NASA Jet Propulsion Laboratory

To accompany feature “What scientists hope to learn from Great American Eclipse”

SCIENCE

Before Reading: 

1. What is an eclipse and why do people get so excited about a total solar eclipse?

2.  How does nature respond when the sun’s light is temporarily blocked out?

During Reading: 

1. About how often does a total eclipse happen somewhere on Earth?

2. What is the sun’s corona? How big is it?

3. What is the solar wind and what has it done to Mars?

4. What will Nat Gopalswamy’s team use a new instrument — a polarimeter — to study during the August 21 eclipse? What information do they hope to glean?

5. What is the photosphere? How does the temperature of the sun vary between this photosphere and its corona?

6. What are spicules and how might they explain the corona’s sizzling temperatures, based on this article?

7. How do magnetic fields affect electrons in the corona’s plasma?

8. Why does Amir Caspi liken the surface of the sun to a boiling ocean?

9. What are Alfvén waves and why do scientists find them interesting in understanding the corona?

10. Where will Caspi’s team be watching the 2017 eclipse from and what is their goal during those observations?

After Reading: 

1. Why do you think eclipses have captured the human imagination throughout the ages?
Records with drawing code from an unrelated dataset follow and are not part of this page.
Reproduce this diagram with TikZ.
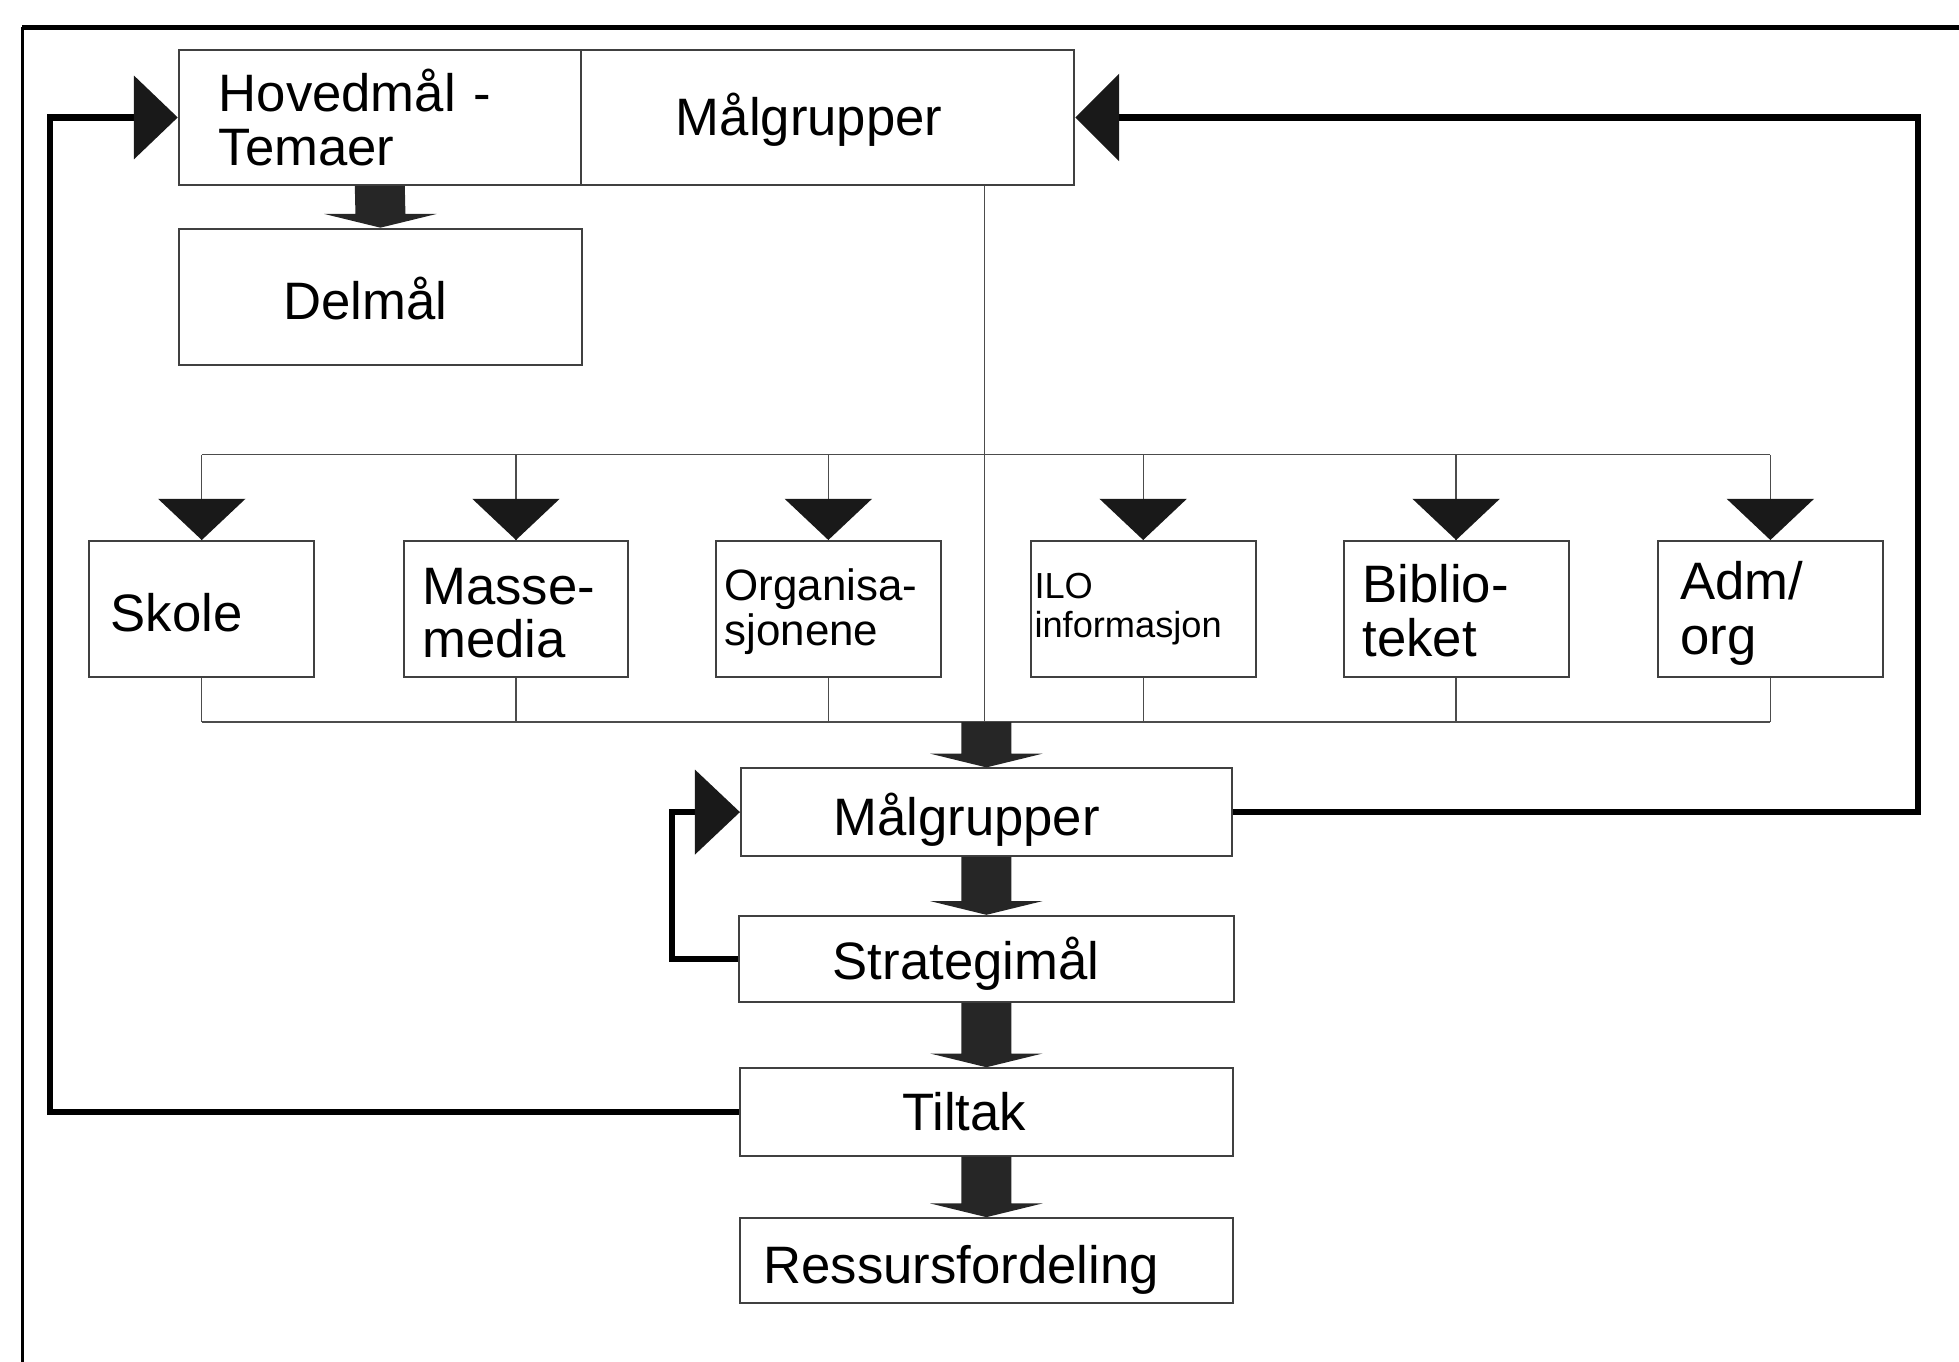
\documentclass[tikz,border=0pt]{standalone}
\usepackage{fontspec}
\setmainfont{Liberation Sans}
\usetikzlibrary{calc}
\newcommand\bigf{\fontsize{24}{24.5}\selectfont}
\newcommand\orgf{\fontsize{20}{20.7}\selectfont}
\newcommand\smallf{\fontsize{16.5}{17.5}\selectfont}
\newcommand\blockarrow[2]{\fill[blk] ($(#1)+(-20,0)$) -- ($(#2)+(-20,-11)$) -- ($(#2)+(-45,-11)$) -- (#2) -- ($(#2)+(45,-11)$) -- ($(#2)+(20,-11)$) -- ($(#1)+(20,0)$) -- cycle;}
\begin{document}
\begin{tikzpicture}[x=0.02cm,y=-0.02cm,
  box/.style={draw=black!75, line width=0.9pt, align=left, inner ysep=0pt, anchor=center, font=\bigf},
  rowbox/.style={box, minimum height=2.18cm, minimum width=3.6cm},
  bl/.style={text depth=0pt, text height=#1},
  ml/.style={text height=0pt, text depth=#1},
  bus/.style={draw=black!70, line width=0.6pt},
  fb/.style={draw=black, line width=3pt},
  tri/.style={fill=black!90},
  blk/.style={fill=black!85}]
\useasboundingbox (0,0) rectangle (1568,1090);

% frame
\draw[line width=2.2pt] (18,22) -- (1568,22);
\draw[line width=1.8pt] (18,1090) -- (18,22);

% top boxes
\node[box, minimum height=2.16cm, inner xsep=0.64cm, text width=5.16cm] (hov) at (304,94) {Hovedmål -\\Temaer};
\node[box, bl=16.8pt, minimum height=2.16cm, inner xsep=1.52cm, text width=4.86cm] (mg1) at (662.5,94) {Målgrupper};
\node[box, bl=20.6pt, minimum height=2.18cm, inner xsep=1.68cm, text width=3.1cm] (del) at (304.5,237.5) {Delmål};

% row boxes
\node[rowbox, bl=20.6pt, inner xsep=0.34cm, text width=2.92cm] (sko) at (161.5,487.5) {Skole};
\node[rowbox, ml=4.6pt, inner xsep=0.3cm, text width=3.0cm] (mas) at (413,487.5) {Masse-\\media};
\node[rowbox, ml=7.8pt, inner xsep=0.14cm, text width=3.32cm, font=\orgf] (org) at (663,487.5) {Organisa-\\sjonene};
\node[rowbox, inner xsep=0.06cm, text width=3.48cm, font=\smallf] (ilo) at (915,487.5) {ILO\\informasjon};
\node[rowbox, ml=6.1pt, inner xsep=0.3cm, text width=3.0cm] (bib) at (1165.5,487.5) {Biblio-\\teket};
\node[rowbox, ml=8.8pt, inner xsep=0.36cm, text width=2.88cm, font=\fontsize{24}{25}\selectfont] (adm) at (1417,487.5) {Adm/\\org};

% main column
\node[box, bl=21.3pt, minimum height=1.4cm, inner xsep=1.48cm, text width=4.9cm] (mg2) at (789.5,650) {Målgrupper};
\node[box, bl=19.1pt, minimum height=1.38cm, inner xsep=1.5cm, text width=4.92cm] (str) at (789.5,767.5) {Strategimål};
\node[box, minimum height=1.4cm, inner xsep=2.6cm, text width=2.7cm] (til) at (789.5,890) {Tiltak};
\node[box, bl=20.4pt, minimum height=1.36cm, inner xsep=0.38cm, text width=7.14cm] (res) at (789.5,1009) {Ressursfordeling};

% helper coordinates
\coordinate (busT) at (0,364);
\coordinate (busB) at (0,578);
\coordinate (vx) at (788,0);
\coordinate (lx) at (40,0);
\coordinate (rx) at (1535,0);
\coordinate (sx) at (538,0);
\coordinate (bb) at (mg2.north |- busB);

% buses
\draw[bus] (sko.north |- busT) -- (adm.north |- busT);
\draw[bus] (sko.south |- busB) -- (adm.south |- busB);
\foreach \n in {sko,mas,org,ilo,bib,adm} {
  \draw[bus] (\n.north |- busT) -- (\n.north);
  \draw[bus] (\n.south) -- (\n.south |- busB);
  \fill[tri] (\n.north) -- ++(-35,-33) -- ++(70,0) -- cycle;
}
\draw[bus] (mg1.south -| vx) -- (vx |- busB);

% block arrows
\blockarrow{hov.south}{del.north}
\blockarrow{bb}{mg2.north}
\blockarrow{mg2.south}{str.north}
\blockarrow{str.south}{til.north}
\blockarrow{til.south}{res.north}

% feedback loops
\draw[fb] (til.west) -| (lx |- hov.west) -- ($(hov.west)+(-35,0)$);
\fill[tri] (hov.west) -- ++(-35,-33.5) -- ++(0,67) -- cycle;
\draw[fb] (mg2.east) -| (rx |- mg1.east) -- ($(mg1.east)+(35,0)$);
\fill[tri] (mg1.east) -- ++(35,-35) -- ++(0,70) -- cycle;
\draw[fb] (str.west) -| (sx |- mg2.west) -- ($(mg2.west)+(-36,0)$);
\fill[tri] (mg2.west) -- ++(-36,-34) -- ++(0,68) -- cycle;
\end{tikzpicture}
\end{document}
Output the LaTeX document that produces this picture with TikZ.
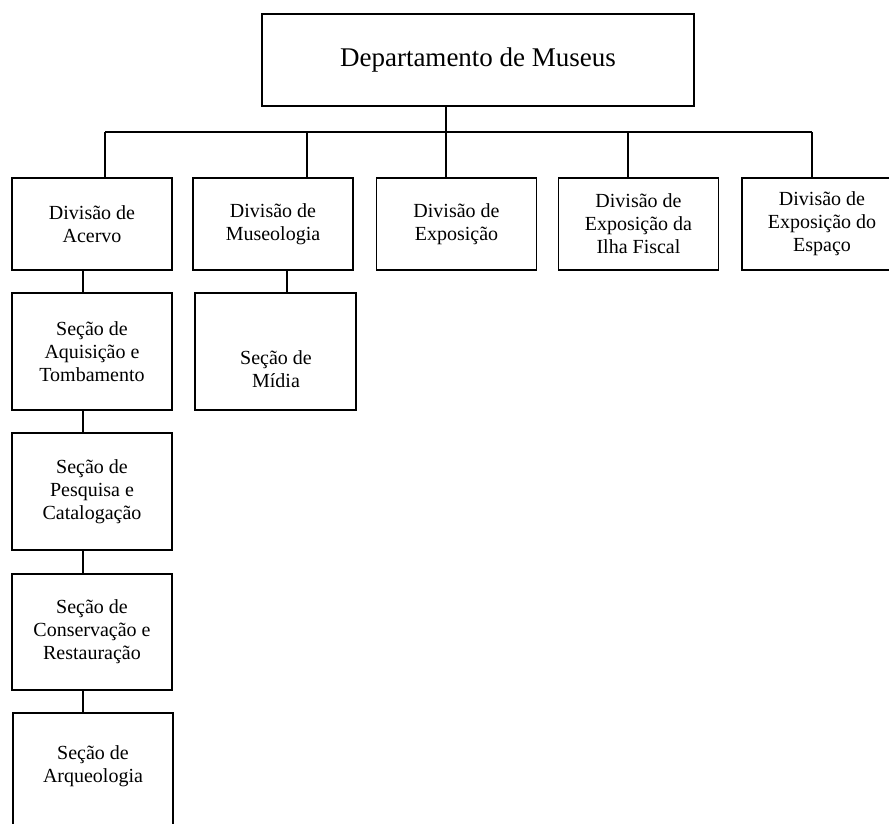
\documentclass[tikz,border=0pt]{standalone}
\usepackage{fontspec}
\setmainfont{Liberation Serif}
\begin{document}
\begin{tikzpicture}[x=1pt,y=-1pt,
  box/.style={draw,line width=1.6pt,inner sep=0pt,align=center,
    font=\fontsize{20}{23}\selectfont,minimum width=160pt,minimum height=92pt},
  secbox/.style={box,minimum height=117pt},
  lbl/.style={inner sep=0pt,align=center,font=\fontsize{20}{23}\selectfont},
  conn/.style={line width=1.6pt}]
\useasboundingbox (0,0) rectangle (889,824);
\clip (0,0) rectangle (889,824);

% top
\node[box,minimum width=432pt,minimum height=92pt,font=\fontsize{27}{31}\selectfont] (top) at (478,60) {Departamento de Museus};

% divisions
\node[box] (acervo) at (92,224) {Divisão de\\Acervo};
\node[box] (museo) at (273,224) {Divisão de\\Museologia};
\node[box] (expo) at (456.5,224) {Divisão de\\Exposição};
\node[box] (ilha) at (638.5,224) {Divisão de\\Exposição da\\Ilha Fiscal};
\node[box] (espaco) at (822,224) {Divisão de\\Exposição do\\Espaço};

% sections
\node[secbox] (aquis) at (92,351.5) {Seção de\\Aquisição e\\Tombamento};
\node[secbox] (pesq) at (92,491.5) {Seção de\\Pesquisa e\\Catalogação};
\node[secbox,minimum height=116pt] (conserv) at (92,632) {Seção de\\Conservação e\\Restauração};
\node[secbox] (arqueo) at (93,771.5) {};
\node[lbl] (arqueotxt) at (93,766) {Seção de\\Arqueologia};
\node[secbox,minimum width=161pt] (midia) at (275.5,351.5) {};
\node[lbl] (midiatxt) at (276,369) {Seção de\\Mídia};

% bus
\coordinate (bus0) at (446,132);
\coordinate (busL) at (105,132);
\coordinate (busM) at (307,132);
\coordinate (busI) at (628,132);
\coordinate (busR) at (812,132);
\draw[conn] (bus0 |- top.south) -- (bus0);
\draw[conn] (busL) -- (busR);
\draw[conn] (busL) -- (busL |- acervo.north);
\draw[conn] (busM) -- (busM |- museo.north);
\draw[conn] (bus0) -- (bus0 |- expo.north);
\draw[conn] (busI) -- (busI |- ilha.north);
\draw[conn] (busR) -- (busR |- espaco.north);

% section connectors
\coordinate (sx) at (83,0);
\coordinate (mx) at (287,0);
\draw[conn] (sx |- acervo.south) -- (sx |- aquis.north);
\draw[conn] (sx |- aquis.south) -- (sx |- pesq.north);
\draw[conn] (sx |- pesq.south) -- (sx |- conserv.north);
\draw[conn] (sx |- conserv.south) -- (sx |- arqueo.north);
\draw[conn] (mx |- museo.south) -- (mx |- midia.north);
\end{tikzpicture}
\end{document}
2.  Before people understood astronomy and the orderly movement of celestial bodies in the heavens, eclipses often scared them? Find out what they thought caused the solar darkening. To do this, conduct some research on the history of eclipses.

ENGINEERING

1.  Use guidance from the NASA video (see link at top of page) to build a pin-hole projector to safely view the sun. Warning: Be careful never to look directly into the sun. An August 18, 2017 case report in the journal JAMA Ophthalmology describes a 12-year-old girl who damaged her eyes’ image-forming retinas just by looking directly at the sun for one minute. This solar damage permanently degraded her vision.